Les fils noirs tendus par l’artiste Chiharu Shiota isolent ou protègent-ils les objets qu’elle nous montre ? Réponse dans la très belle exposition proposée par la galerie Daniel Templon de Bruxelles.
Les yeux fermés, les cheveux étalés sur l’oreiller. Trois dormeuses se soustraient au brouhaha du vernissage de l’exposition de Chiharu Shiota à la Galerie Daniel Templon. Autour des lits blancs un écheveau de fils noirs soigneusement tendus dessinent comme un cocon protecteur. Créée in situ, l’installation monumentale se traverse comme une forêt enchantée ou un étrange grenier. Plongées dans le sommeil, les trois jeunes femmes semblent lovées dans une autre réalité, inatteignables, inaccessibles.

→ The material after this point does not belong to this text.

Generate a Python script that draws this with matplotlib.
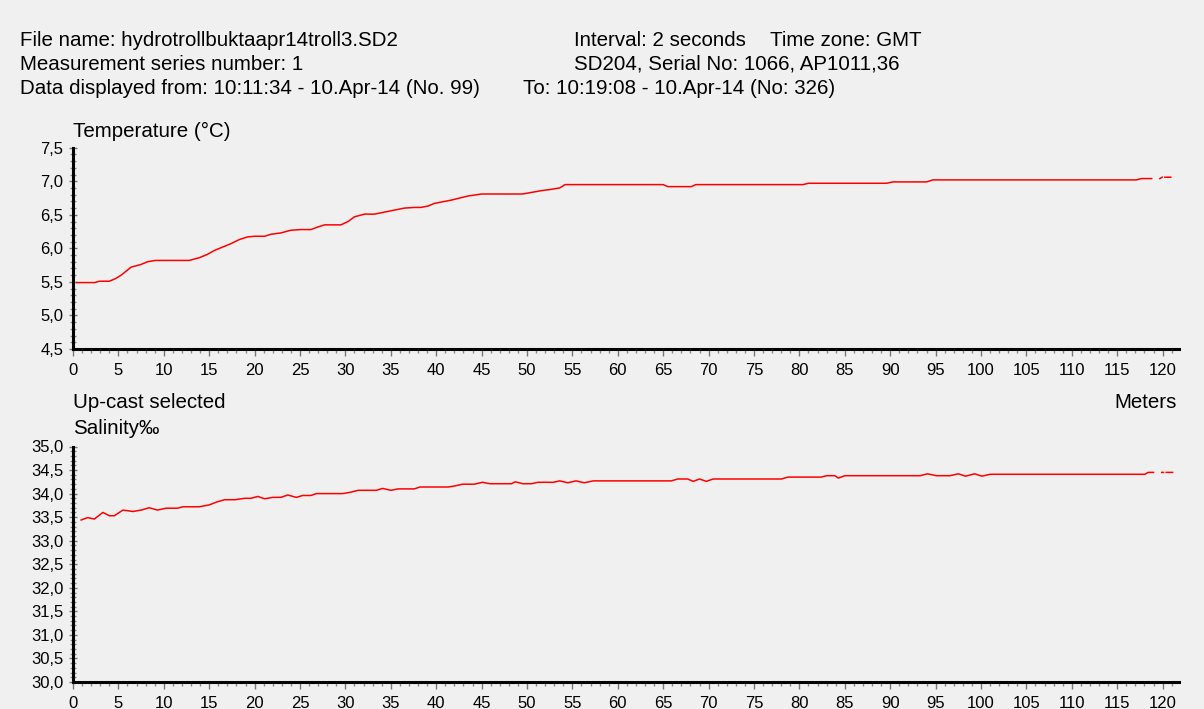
import numpy as np
import matplotlib
matplotlib.use("Agg")
import matplotlib.pyplot as plt
from matplotlib.ticker import MultipleLocator, FuncFormatter

plt.rcParams['font.family'] = ['Liberation Sans', 'DejaVu Sans']

# header texts
header_left = ["File name: hydrotrollbuktaapr14troll3.SD2",
               "Measurement series number: 1",
               "Data displayed from: 10:11:34 - 10.Apr-14 (No. 99)"]
header_right = ["Interval: 2 seconds", "SD204, Serial No: 1066, AP1011,36"]
header_tz = "Time zone: GMT"
header_to = "To: 10:19:08 - 10.Apr-14 (No: 326)"

# temperature profile (depth in meters, NaN = gap in record)
nan = np.nan
temp_depth = [0.4, 2.4, 2.9, 4.0, 4.7, 5.3, 6.4, 7.5, 8.2, 9.1,
              12.8, 13.9, 14.8, 15.6, 16.5, 17.4, 18.3, 19.2, 20.0, 21.1,
              21.8, 22.9, 24.0, 25.1, 26.2, 27.0, 27.7, 29.5, 30.3, 31.0,
              32.1, 33.2, 34.3, 35.4, 36.5, 37.6, 38.3, 39.1, 39.8, 41.7,
              43.5, 45.0, 49.5, 51.6, 52.7, 53.6, 54.2, 65.0, 65.5, 68.1,
              68.6, 80.4, 81.0, 89.6, 90.3, 94.0, 94.7, 117.1, 117.7, 118.8,
              nan, 119.7, 119.95, nan, 120.25, 120.9]
temp_vals = [5.49, 5.49, 5.51, 5.51, 5.55, 5.60, 5.72, 5.76, 5.80, 5.82,
             5.82, 5.86, 5.91, 5.97, 6.02, 6.07, 6.13, 6.17, 6.18, 6.18,
             6.21, 6.23, 6.27, 6.28, 6.28, 6.32, 6.35, 6.35, 6.40, 6.47,
             6.51, 6.51, 6.54, 6.57, 6.60, 6.61, 6.61, 6.63, 6.67, 6.72,
             6.78, 6.81, 6.81, 6.86, 6.88, 6.90, 6.95, 6.95, 6.92, 6.92,
             6.95, 6.95, 6.97, 6.97, 6.99, 6.99, 7.02, 7.02, 7.04, 7.04,
             nan, 7.04, 7.06, nan, 7.06, 7.06]

# salinity profile
sal_depth = [0.9, 1.6, 2.35, 3.3, 4.0, 4.55, 5.5, 6.6, 7.5, 8.4,
             9.3, 10.25, 11.5, 12.1, 13.9, 15.0, 15.8, 16.7, 17.8, 18.9,
             19.6, 20.35, 21.1, 22.0, 22.9, 23.65, 24.6, 25.3, 26.2, 26.8,
             29.7, 30.6, 31.4, 33.4, 34.1, 35.0, 35.8, 37.6, 38.2, 41.3,
             42.0, 42.9, 44.2, 45.1, 45.9, 48.3, 48.7, 49.55, 50.5, 51.2,
             52.9, 53.6, 54.5, 55.4, 56.3, 57.3, 65.9, 66.6, 67.7, 68.3,
             69.0, 69.75, 70.5, 78.0, 78.75, 82.4, 83.0, 83.9, 84.3, 85.0,
             93.3, 94.1, 95.1, 96.6, 97.5, 98.3, 99.3, 100.1, 101.0, 118.05,
             118.4, 119.0, nan, 119.9, 120.1, nan, 120.4, 121.1]
sal_vals = [33.44, 33.49, 33.46, 33.60, 33.53, 33.53, 33.65, 33.62, 33.65, 33.70,
            33.65, 33.69, 33.69, 33.72, 33.72, 33.76, 33.82, 33.87, 33.87, 33.90,
            33.90, 33.94, 33.89, 33.92, 33.92, 33.97, 33.92, 33.96, 33.96, 34.00,
            34.00, 34.03, 34.07, 34.07, 34.11, 34.07, 34.10, 34.10, 34.14, 34.14,
            34.16, 34.20, 34.20, 34.24, 34.21, 34.21, 34.25, 34.21, 34.21, 34.24,
            34.24, 34.27, 34.23, 34.27, 34.23, 34.27, 34.27, 34.31, 34.31, 34.26,
            34.31, 34.26, 34.31, 34.31, 34.35, 34.35, 34.38, 34.38, 34.33, 34.38,
            34.38, 34.42, 34.38, 34.38, 34.42, 34.37, 34.42, 34.37, 34.41, 34.41,
            34.45, 34.45, nan, 34.45, 34.45, nan, 34.45, 34.45]

W, H = 1204, 709
bg = '#f0f0f0'
txt = 14.8  # size of header / label text
fig = plt.figure(figsize=(W / 100, H / 100), dpi=100, facecolor=bg)


def px(x, y):
    return x / W, 1 - y / H


# header
for i, t in enumerate(header_left):
    fig.text(*px(20, 40 + i * 24.5), t, fontsize=txt, va='center')
for i, t in enumerate(header_right):
    fig.text(*px(574, 40 + i * 24.5), t, fontsize=txt, va='center')
fig.text(*px(770, 40), header_tz, fontsize=txt, va='center')
fig.text(*px(523, 89), header_to, fontsize=txt, va='center')

left = 73 / W
width = 121.8 * 9.08 / W
ax1 = fig.add_axes([left, 1 - 349 / H, width, (349 - 147.7) / H])
ax2 = fig.add_axes([left, 1 - 682 / H, width, (682 - 446.5) / H])

comma = FuncFormatter(lambda v, p: f"{v:.1f}".replace('.', ','))

for ax in (ax1, ax2):
    ax.set_facecolor(bg)
    ax.set_xlim(0, 121.8)
    for s in ('top', 'right'):
        ax.spines[s].set_visible(False)
    ax.spines['left'].set_linewidth(2.2)
    ax.spines['bottom'].set_linewidth(2.2)
    ax.xaxis.set_major_locator(MultipleLocator(5))
    ax.xaxis.set_minor_locator(MultipleLocator(1))
    ax.yaxis.set_major_locator(MultipleLocator(0.5))
    ax.yaxis.set_minor_locator(MultipleLocator(0.1))
    ax.yaxis.set_major_formatter(comma)
    ax.tick_params(axis='x', which='major', direction='out', length=5, width=1,
                   color='#777777', labelsize=12, pad=5)
    ax.tick_params(axis='x', which='minor', direction='out', length=3, width=1,
                   color='#888888')
    ax.tick_params(axis='y', which='major', direction='inout', length=6, width=1,
                   color='#777777', labelsize=12, pad=4)
    ax.tick_params(axis='y', which='minor', direction='inout', length=4, width=1,
                   color='#888888')

ax1.set_ylim(4.5, 7.5)
ax2.set_ylim(30.0, 35.0)

ax1.plot(temp_depth, temp_vals, color='#ff0000', lw=1.1, clip_on=False)
ax2.plot(sal_depth, sal_vals, color='#ff0000', lw=1.1, clip_on=False)

fig.text(*px(73, 131), "Temperature (°C)", fontsize=txt, va='center')
fig.text(*px(73, 403), "Up-cast selected", fontsize=txt, va='center')
fig.text(*px(73, 429), "Salinity‰", fontsize=txt, va='center')
fig.text(*px(1177, 403), "Meters", fontsize=txt, va='center', ha='right')

fig.savefig("out.png", dpi=100, facecolor=bg)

L’œuvre de la japonaise Chiharu Shiota mêle installation, performance, body art, sculpture et dessins. Le fil, un simple fil de laine noire ou rouge, apparaît comme un de ses matériaux privilégiés avec lequel elle crée des volumes fluides, presque organiques paraissant suspendus en pleine croissance. Elle place aussi dans ses compositions des objets quotidiens chargés de sens et d’émotions. Comme ici les lits ou un petit cadre avec un dessin de lapin. Ou encore les vieilles clés suspendues de son installation à la Biennale de Venise.
La mémoire est au centre de son travail. La mémoire est le fil qui nous relie au passé et aux gens. Le sommeil nourrit la mémoire et s’en nourrit. Le sommeil m’a toujours intéressé explique l’artiste qui en 2004 présentait During sleep, une première performance-installation autour du sommeil. Quand je me réveille, je me sens souvent bizarre avec cette impression de revenir d’un voyage avec des souvenirs très confus ou partiels.
Quand on voit Chiharu Shiota et ses assistantes dérouler les pelotes de laine noire, tendre, croiser et joindre les fils de son installation, on est frappé par la sûreté et la rapidité de son geste. J’ai une formation en peinture, je considère mon travail avec les fils comme du dessin dans l’espace. Quand je réalise une installation, je conserve un œil de peintre et je prends souvent du recul pour évaluer la justesse du trait et de la composition.
Pour compléter l’installation monumentale, l’exposition propose aussi quelques dessins où apparaissent des figures humaines. Je dessine toujours par période. C’est comme un journal. Les petites sculptures où une simple feuille de papier traversée de fils accentue l’impression d’une entité vivante en expansion. Sur la série Skins, l’artiste travaille sur de la toile avec du fil tendu et brodé dans des compositions bouillonnantes.
Chiharu Shiota vit et travaille à Berlin où elle a étudié avec Marina Abramovic et partagé l’atelier de Rebecca Horn À Berlin, je suis coupée du Japon et de mes racines. Je peux ainsi être plus en connexion avec mon identité et mon espace personnel. Ce sont pour moi des conditions important pour créer. Je réalise un travail qui évolue lentement et qui est peu influencé par ce qui m’est extérieur.